── Data shown

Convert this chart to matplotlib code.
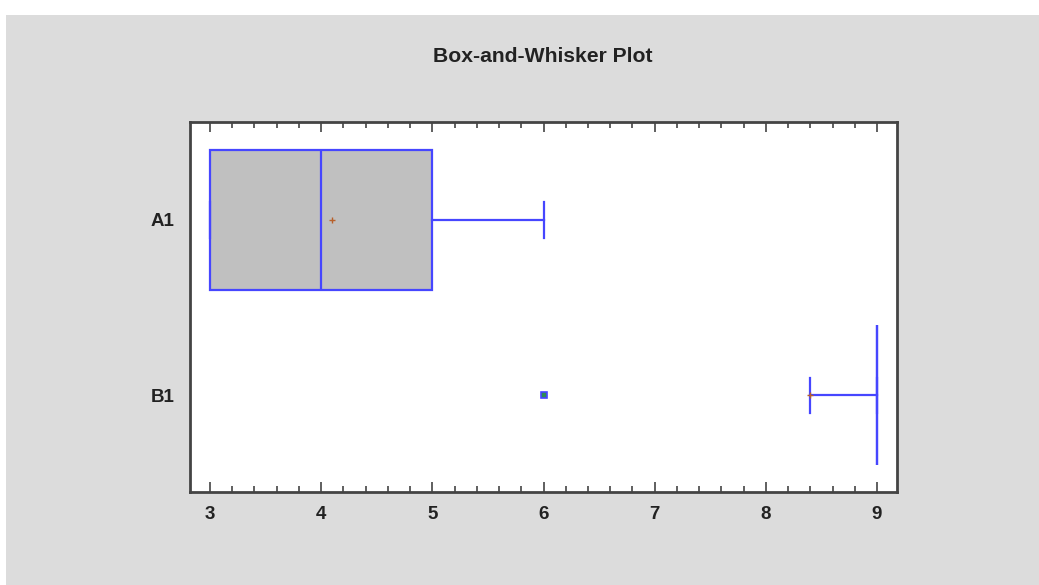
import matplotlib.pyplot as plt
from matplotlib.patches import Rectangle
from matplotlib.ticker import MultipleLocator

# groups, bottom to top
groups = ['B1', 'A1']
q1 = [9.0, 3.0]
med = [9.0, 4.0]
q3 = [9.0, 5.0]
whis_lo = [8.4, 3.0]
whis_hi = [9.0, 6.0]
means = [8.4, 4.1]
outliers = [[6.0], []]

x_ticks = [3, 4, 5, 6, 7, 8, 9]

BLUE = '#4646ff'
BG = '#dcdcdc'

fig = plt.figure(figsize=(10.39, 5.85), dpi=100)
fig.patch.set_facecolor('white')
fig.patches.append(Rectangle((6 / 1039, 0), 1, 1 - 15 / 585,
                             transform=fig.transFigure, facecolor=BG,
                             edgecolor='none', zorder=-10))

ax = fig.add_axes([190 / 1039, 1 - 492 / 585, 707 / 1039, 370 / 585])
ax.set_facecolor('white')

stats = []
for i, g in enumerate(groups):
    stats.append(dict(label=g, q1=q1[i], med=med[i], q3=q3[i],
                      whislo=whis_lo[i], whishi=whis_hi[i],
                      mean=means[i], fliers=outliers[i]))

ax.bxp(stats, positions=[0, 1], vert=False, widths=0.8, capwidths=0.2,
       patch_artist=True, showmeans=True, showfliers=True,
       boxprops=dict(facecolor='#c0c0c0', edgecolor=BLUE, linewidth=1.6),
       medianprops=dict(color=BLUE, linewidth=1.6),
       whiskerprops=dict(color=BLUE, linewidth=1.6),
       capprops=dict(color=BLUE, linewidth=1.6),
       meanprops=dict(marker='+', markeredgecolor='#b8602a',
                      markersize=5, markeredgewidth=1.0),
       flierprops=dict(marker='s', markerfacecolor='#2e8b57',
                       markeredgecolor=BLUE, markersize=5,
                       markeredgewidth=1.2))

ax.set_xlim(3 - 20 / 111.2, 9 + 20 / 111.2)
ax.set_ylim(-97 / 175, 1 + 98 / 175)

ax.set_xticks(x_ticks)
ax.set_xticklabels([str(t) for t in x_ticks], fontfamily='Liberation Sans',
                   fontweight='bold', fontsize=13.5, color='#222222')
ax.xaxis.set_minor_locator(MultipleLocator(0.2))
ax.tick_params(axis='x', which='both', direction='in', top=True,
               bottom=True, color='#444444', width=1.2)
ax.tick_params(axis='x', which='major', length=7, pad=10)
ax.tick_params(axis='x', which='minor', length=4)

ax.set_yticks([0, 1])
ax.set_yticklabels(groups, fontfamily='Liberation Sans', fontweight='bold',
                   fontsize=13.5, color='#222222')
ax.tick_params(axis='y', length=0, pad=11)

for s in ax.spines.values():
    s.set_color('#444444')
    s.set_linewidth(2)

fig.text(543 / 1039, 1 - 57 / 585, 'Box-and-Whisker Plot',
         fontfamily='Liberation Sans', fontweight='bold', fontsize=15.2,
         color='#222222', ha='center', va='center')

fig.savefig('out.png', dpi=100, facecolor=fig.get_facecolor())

────

From the listing above, collect each line in which the string "matplotlib" appears.

Written solution:
Convert this chart to matplotlib code.
import matplotlib.pyplot as plt
from matplotlib.patches import Rectangle
from matplotlib.ticker import MultipleLocator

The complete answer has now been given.